FBI agents warned John Greco that death threats had been made against him, and offered to assign him police protection, which he declined. “We all got very careful,” Greco says. “There was a bit of paranoia that crept into this when it got ugly.”
Picketing stopped the Saturday after the arrests. Final exams were nearing, and the state Division of Civil Rights had stepped in to investigate. It was a question of law now, not just morality. “We backed off after the legal process started, and then there was no further point of causing disruption just for the sake of causing disruption,” Greco says.

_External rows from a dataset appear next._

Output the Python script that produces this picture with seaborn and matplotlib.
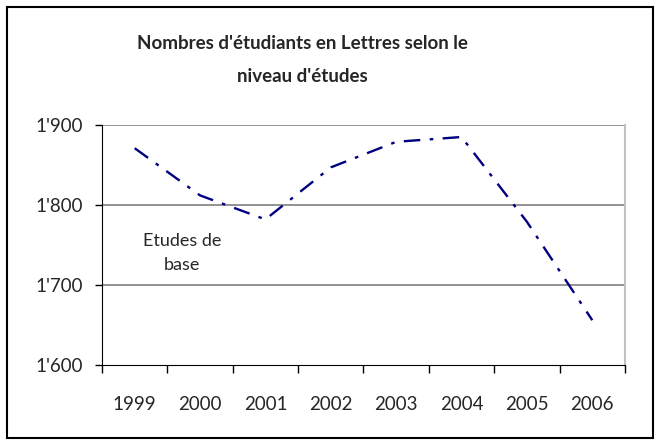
import numpy as np
import pandas as pd
import matplotlib
matplotlib.use("Agg")
import matplotlib.pyplot as plt
import seaborn as sns
from matplotlib.ticker import FuncFormatter, FixedLocator

years = ['1999', '2000', '2001', '2002', '2003', '2004', '2005', '2006']
etudes_base = [1871, 1812, 1782, 1847, 1879, 1885, 1779, 1656]
y_ticks = [1600, 1700, 1800, 1900]

df = pd.DataFrame({'annee': years, 'pos': np.arange(len(years)), 'n': etudes_base})

sns.set_style('white')
plt.rcParams['font.family'] = ['Lato', 'DejaVu Sans']

fig = plt.figure(figsize=(6.61, 4.45), dpi=100)
ax = fig.add_axes([0.1543, 0.1798, 0.7912, 0.5393])

sns.lineplot(data=df, x='pos', y='n', ax=ax, color='#000080', linewidth=1.7,
             linestyle=(0, (7, 4, 1.5, 4)))

ax.set_xlim(-0.5, len(years) - 0.5)
ax.set_ylim(1600, 1900)
ax.set_yticks(y_ticks)
ax.yaxis.set_major_formatter(FuncFormatter(lambda v, p: f"{int(v)//1000}'{int(v)%1000:03d}"))
ax.xaxis.set_major_locator(FixedLocator(np.arange(-0.5, len(years), 1.0)))
ax.xaxis.set_major_formatter(FuncFormatter(lambda v, p: ''))
ax.xaxis.set_minor_locator(FixedLocator(df['pos']))
ax.set_xticklabels(years, minor=True)
ax.tick_params(axis='x', which='major', direction='out', length=6, width=1, color='black', bottom=True)
ax.tick_params(axis='x', which='minor', length=0, pad=22, labelsize=13.5)
ax.tick_params(axis='y', direction='out', length=5, width=1, color='black', left=True, labelsize=13.5, pad=9)
ax.set_xlabel('')
ax.set_ylabel('')

for v in y_ticks[1:]:
    ax.axhline(v, color='#808080', linewidth=1.2, zorder=0)

ax.spines['left'].set_color('black')
ax.spines['bottom'].set_color('black')
ax.spines['top'].set_visible(False)
ax.spines['right'].set_color('#c0c0c0')
ax.spines['right'].set_linewidth(1.5)

ax.text(0.72, 1740, 'Etudes de\nbase', ha='center', va='center', fontsize=13, linespacing=1.6)

fig.text(0.457, 0.866, "Nombres d'étudiants en Lettres selon le\nniveau d'études", ha='center',
         va='center', fontsize=13.5, fontweight='bold', linespacing=2.15)

fig.patches.append(plt.Rectangle((0.011, 0.016), 0.977, 0.969, transform=fig.transFigure,
                                 fill=False, edgecolor='black', linewidth=1.5))

fig.savefig('out.png', dpi=100)
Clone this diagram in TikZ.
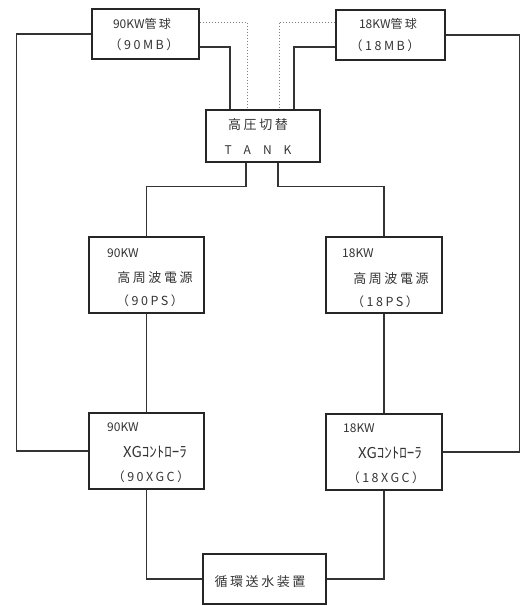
\documentclass[tikz,border=0pt]{standalone}
\usepackage{fontspec}
\newfontfamily\jp{Noto Sans CJK JP}
\newfontfamily\jpsp[LetterSpace=20]{Noto Sans CJK JP}
\begin{document}
\begin{tikzpicture}[x=1pt,y=-1pt,
  box/.style={draw=black!85,line width=1.1pt,rectangle,inner sep=0pt},
  wire/.style={draw=black!80,line width=1.1pt},
  dwire/.style={draw=black!50,line width=1pt,dotted},
  txt/.style={inner sep=0pt,text=black!80,font=\jp\fontsize{12}{14}\selectfont},
  ktxt/.style={inner sep=0pt,text=black!80,font=\jp\fontsize{15}{16}\selectfont},
  ctxt/.style={inner sep=0pt,text=black!80,font=\jpsp\fontsize{13}{15}\selectfont},
  ptxt/.style={inner sep=0pt,text=black!80,font=\jpsp\fontsize{12.5}{14}\selectfont}]
\useasboundingbox (0,0) rectangle (520,606);
% boxes
\node[box,minimum width=107pt,minimum height=50pt] (tube90) at (145.5,34) {};
\node[box,minimum width=109pt,minimum height=50pt] (tube18) at (390.5,35) {};
\node[box,minimum width=114pt,minimum height=52pt] (tank) at (263,136) {};
\node[box,minimum width=115pt,minimum height=76pt] (ps90) at (146.5,275) {};
\node[box,minimum width=116pt,minimum height=76pt] (ps18) at (384,275) {};
\node[box,minimum width=115pt,minimum height=76pt] (xgc90) at (146.5,451) {};
\node[box,minimum width=116pt,minimum height=76pt] (xgc18) at (384,452) {};
\node[box,minimum width=123pt,minimum height=50pt] (water) at (264.5,579) {};
% texts
\node[txt] (t1a) at (142,24) {90KW{\jpsp 管球}};
\node[ptxt] (t1b) at (144,45) {（90MB）};
\node[txt] (t2a) at (388,24) {18KW{\jpsp 管球}};
\node[ptxt] (t2b) at (385,46) {（18MB）};
\node[ctxt] (t3a) at (258,125) {高圧切替};
\node[txt] (t3b) at (258,150) {T\hspace{1em}A\hspace{1em}N\hspace{1em}K};
\node[txt,anchor=west] (t4a) at (107,253) {90KW};
\node[ctxt] (t4b) at (155,278) {高周波電源};
\node[ptxt] (t4c) at (150,301) {（90PS）};
\node[txt,anchor=west] (t5a) at (342,253) {18KW};
\node[ctxt] (t5b) at (391,279) {高周波電源};
\node[ptxt] (t5c) at (385,302) {（18PS）};
\node[txt,anchor=west] (t6a) at (107,427) {90KW};
\node[ktxt] (t6b) at (155,452) {XGｺﾝﾄﾛｰﾗ};
\node[ptxt] (t6c) at (151,477) {（90XGC）};
\node[txt,anchor=west] (t7a) at (343,428) {18KW};
\node[ktxt] (t7b) at (390,453) {XGｺﾝﾄﾛｰﾗ};
\node[ptxt] (t7c) at (386,478) {（18XGC）};
\node[ctxt] (t8) at (260,582) {循環送水装置};
% connectors
\draw[wire] (tube90.west) -- ++(-75,0) |- (xgc90.west);
\draw[wire] (tube18.east) -- ++(74,0) |- (xgc18.east);
\draw[wire] ([yshift=-13pt]tube90.east) -| ([xshift=-33pt]tank.north);
\draw[dwire] ([yshift=12pt]tube90.east) -| ([xshift=-16pt]tank.north);
\draw[dwire] ([yshift=13pt]tube18.west) -| ([xshift=16pt]tank.north);
\draw[wire] ([yshift=-12pt]tube18.west) -| ([xshift=31pt]tank.north);
\draw[wire] ([xshift=-17pt]tank.south) -- ++(0,24) -| (ps90.north);
\draw[wire] ([xshift=15pt]tank.south) -- ++(0,24) -| (ps18.north);
\draw[wire] (ps90.south) -- (xgc90.north);
\draw[wire] (ps18.south) -- (xgc18.north);
\draw[wire] (xgc90.south) |- (water.west);
\draw[wire] (xgc18.south) |- (water.east);
\end{tikzpicture}
\end{document}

The barbershop four were acquitted in a brief trial, and when students returned in the fall, picketing did not resume. By Christmas, the state had ruled that the barbers “had neither the legal nor factual justification for refusing to serve the complainants.” The barbers appealed, and the legal odyssey lasted until February of 1966, when the New Jersey Supreme Court ordered that a state-licensed barber “cannot discriminate against a prospective patron who seeks his service, be he Negro or any other race.”
Arthur Jones was a junior by then, but the ruling did not change his tonsorial practices. “I would just wait until I got home to get my hair cut,” Jones says. “I wasn’t going to go to those guys.”